On November 30, 2016

Experts explain the why, how and psychology of fraud

Tips to heed to stay safe

By Karen D. Lorentz

“Computers are commodity items. They are inexpensive and it’s easy to use them to commit cyber fraud,” noted Elliott Greenblott, Vermont’s AARP Fraud Coordinator and Volunteer at a recent presentation in Rutland.

What makes cyber fraud work so well, he explained, is that “most computer users are naïve,” and he stressed that includes all ages, estimating 99 percent of users don’t really understand how they work.

“People use computers to shop, do email, do some browsing, do some work that uses a program like word processing but most don’t learn how a computer operates, they just use some applications,” he said, explaining computer operation is something he understands because he has worked with them since the main-frame era.

That “lack of knowledge” may help to explain why we don’t realize how accessible our personal information is to anyone who wants to commit fraud and scam us.

Noting that you don’t even have to own a computer, Greenblott warned that all the info needed to defraud someone is out there in cyber land and that “it is easily accessible. Everything is known about a person from demographics — age, race, gender, address — to personal data like a license. Even the color of your hair or eyes can be known since people post photos on social media,” he stated.

Psychology of fraud works on emotions, excitement, fear

Drawing laughter from a large crowd who enjoyed a marvelous free lunch during the 10 a.m. to 2 p.m. Scam Jam presentations, Greenblott said that “greed and phantom riches” are part of what makes people vulnerable to “the chance to make some money” or the offer of free lunches or the promise of gift cards. People will even send a fee to receive some “winnings.”

The free lunch and gift card can be rewards used to get more information about you. An offer of a gift card like a $500 WalMart card (fine print discloses the offer is not affiliated with WalMart) can be used to build a profile of you. That info may then be used by the company making the offer or sold to another company, he noted.

“People are too trusting,” he added, stressing that trust adds to their aforementioned vulnerability as well as to becoming a victim of other scams like the imposter.

In the Grandchild scam, an imposter who may have gained a grandchild’s name off social media as well as other info about you, emails you that they are in some kind of bind and need money wired or sent via a check, money order, cash, or a prepaid card. Imposters can also pretend to be friends, relatives or a romantic interest —online dating sites provide scammers an opportunity to build trust and then scam an emotionally vulnerable person for money, Greenblott said.
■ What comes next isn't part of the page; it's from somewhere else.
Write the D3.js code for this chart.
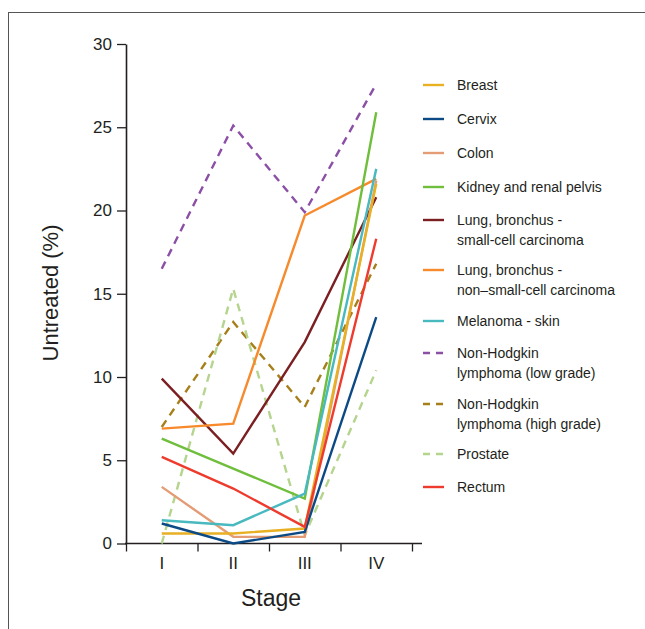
<!DOCTYPE html>
<html>
<head>
<meta charset="utf-8">
<script src="https://cdn.jsdelivr.net/npm/d3@7"></script>
<style>
  body { margin: 0; background: #fff; }
  svg text { font-family: "Liberation Sans", Arial, sans-serif; fill: #231f20; }
</style>
</head>
<body>
<div id="chart"></div>
<script>
// stages on the x axis
var stages = ["I", "II", "III", "IV"];
var yTicks = [0, 5, 10, 15, 20, 25, 30];

// % untreated, per stage
var breast    = [0.6, 0.6, 0.9, 21.6];
var cervix    = [1.2, 0.0, 0.7, 13.6];
var colon     = [3.4, 0.4, 0.4, 21.8];
var kidney    = [6.3, 4.5, 2.7, 25.9];
var lungSmall = [9.9, 5.4, 12.1, 20.8];
var lungNon   = [6.9, 7.2, 19.7, 21.9];
var melanoma  = [1.4, 1.1, 3.0, 22.5];
var nhlLow    = [16.5, 25.1, 19.9, 27.6];
var nhlHigh   = [7.0, 13.3, 8.2, 16.8];
var prostate  = [0.0, 15.3, 0.5, 10.4];
var rectum    = [5.2, 3.3, 1.0, 18.3];

var names = ["Breast", "Cervix", "Colon", "Kidney and renal pelvis",
  "Lung, bronchus -\nsmall-cell carcinoma", "Lung, bronchus -\nnon\u2013small-cell carcinoma",
  "Melanoma - skin", "Non-Hodgkin\nlymphoma (low grade)", "Non-Hodgkin\nlymphoma (high grade)",
  "Prostate", "Rectum"];
var values = [breast, cervix, colon, kidney, lungSmall, lungNon, melanoma, nhlLow, nhlHigh, prostate, rectum];
var colors = ["#e8b023", "#0c4a86", "#e39c74", "#6fbe3c", "#7b1f22", "#f68a2c",
  "#47b9bf", "#8b4fa6", "#a67f1a", "#b5d48d", "#ee3b2d"];
var dashed = [false, false, false, false, false, false, false, true, true, true, false];

// drawing order (back to front)
var order = [7, 8, 9, 4, 5, 3, 2, 0, 1, 6, 10];

var W = 645, H = 629;
var svg = d3.select("#chart").append("svg").attr("width", W).attr("height", H);

// panel frame (cut off at right and bottom)
svg.append("rect").attr("x", 8.5).attr("y", 12.5).attr("width", 700).attr("height", 700)
  .attr("fill", "none").attr("stroke", "#555").attr("stroke-width", 1);

var x = d3.scaleBand().domain(stages).range([126, 412]);
var xEdge = d3.scaleLinear().domain([0, 4]).range([126, 412]);
var y = d3.scaleLinear().domain([0, 30]).range([543.5, 44]);

// y axis
var gy = svg.append("g").attr("transform", "translate(126,0)")
  .call(d3.axisLeft(y).tickValues(yTicks).tickSize(9).tickSizeOuter(0));
gy.select(".domain").attr("stroke", "#231f20").attr("stroke-width", 1.6);
gy.selectAll(".tick line").attr("stroke", "#231f20").attr("stroke-width", 1.3);
gy.selectAll(".tick text").attr("x", -14).style("font-size", "17px").attr("fill", "#231f20");

// x axis: tick marks on band edges, labels at band centres
var gx = svg.append("g").attr("transform", "translate(0,543.5)")
  .call(d3.axisBottom(xEdge).ticks(4).tickSize(8).tickFormat(""));
gx.select(".domain").remove();
gx.selectAll(".tick line").attr("stroke", "#231f20").attr("stroke-width", 1.3);
gx.append("line").attr("x1", 125).attr("x2", 422).attr("stroke", "#231f20").attr("stroke-width", 1.6);

var gxl = svg.append("g").attr("transform", "translate(0,543.5)")
  .call(d3.axisBottom(x).tickSize(0).tickPadding(13));
gxl.select(".domain").remove();
gxl.selectAll(".tick text").style("font-size", "17px").attr("fill", "#231f20");

// axis titles
svg.append("text").attr("x", 271).attr("y", 606).attr("text-anchor", "middle")
  .style("font-size", "23px").text("Stage");
svg.append("text").attr("transform", "translate(58,293) rotate(-90)").attr("text-anchor", "middle")
  .style("font-size", "22px").text("Untreated (%)");

// series lines
var line = d3.line()
  .x(function(d, i) { return x(stages[i]) + x.bandwidth() / 2; })
  .y(function(d) { return y(d); });

order.forEach(function(k) {
  svg.append("path").datum(values[k])
    .attr("d", line)
    .attr("fill", "none")
    .attr("stroke", colors[k])
    .attr("stroke-width", 2.4)
    .attr("stroke-dasharray", dashed[k] ? "8,6" : null);
});

// legend
var legY = [85, 119, 153, 187, 220, 270, 321, 353, 404, 454, 487];
var leg = svg.append("g");
names.forEach(function(n, k) {
  var g = leg.append("g").attr("transform", "translate(0," + legY[k] + ")");
  g.append("line").attr("x1", 423).attr("x2", 444).attr("y1", 0).attr("y2", 0)
    .attr("stroke", colors[k]).attr("stroke-width", 2.4)
    .attr("stroke-dasharray", dashed[k] ? "7,6" : null);
  var t = g.append("text").attr("x", 457).attr("y", 5).style("font-size", "14px");
  n.split("\n").forEach(function(s, j) {
    t.append("tspan").attr("x", 457).attr("dy", j === 0 ? 0 : 19.5).text(s);
  });
});
</script>
</body>
</html>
Scammers also will use fear and threats to get you into an emotional state, which can lead to your making a mistake and giving out information that they should not have access to. “Ignore personal threats,” he advised.

Don’t respond to personal alerts. If you get one from a credit card company and it looks like their site, just call — their customer service number is on the back of your credit card — but don’t respond to the message or number given in the alert.

If you get a call or email from the IRS with a number, “remember when you call the IRS the first time, you get a recording, not a person,” Greenblott said, drawing appreciative laughter! If a person answers, hang up.

Avoid cyber scams

Greenblott offered many suggestions on how to avoid being scammed.

If it’s too good to be true, it is. Do you really think someone left you money and all you have to do is send a fee to claim it?

Watch spelling and grammar. This is often a tip-off.

Look for an unrelated “reply to” or unknown URL.

Watch for “evil twin” sites that look like the real thing but aren’t.

Be aware that scammers troll neighborhoods looking for open Wi-Fi networks where they can gain access to your device. If using Wi-Fi in a public area, your computer/tablet/phone needs to be locked and the use of two passwords is recommended, Greenblott said, adding, “Turn off Wi-Fi if not using it.”

Don’t conduct financial business at public venues. Public Wi-Fi is never private!

Don’t open fraudulent email. Get rid of it.

Don’t open attachments or click on links from someone you don’t know.

Do utilize “block” features for emails.

Be aware of scams in the guise of charities at all times!

Validate before you donate. Check Charity Navigator or Charity Watch or call an organization and ask them to send you a subscriber/donation card in the mail.

Continue your education and stay alert to scams.

Check out UVM.EDU/scams to learn about the most popular scams.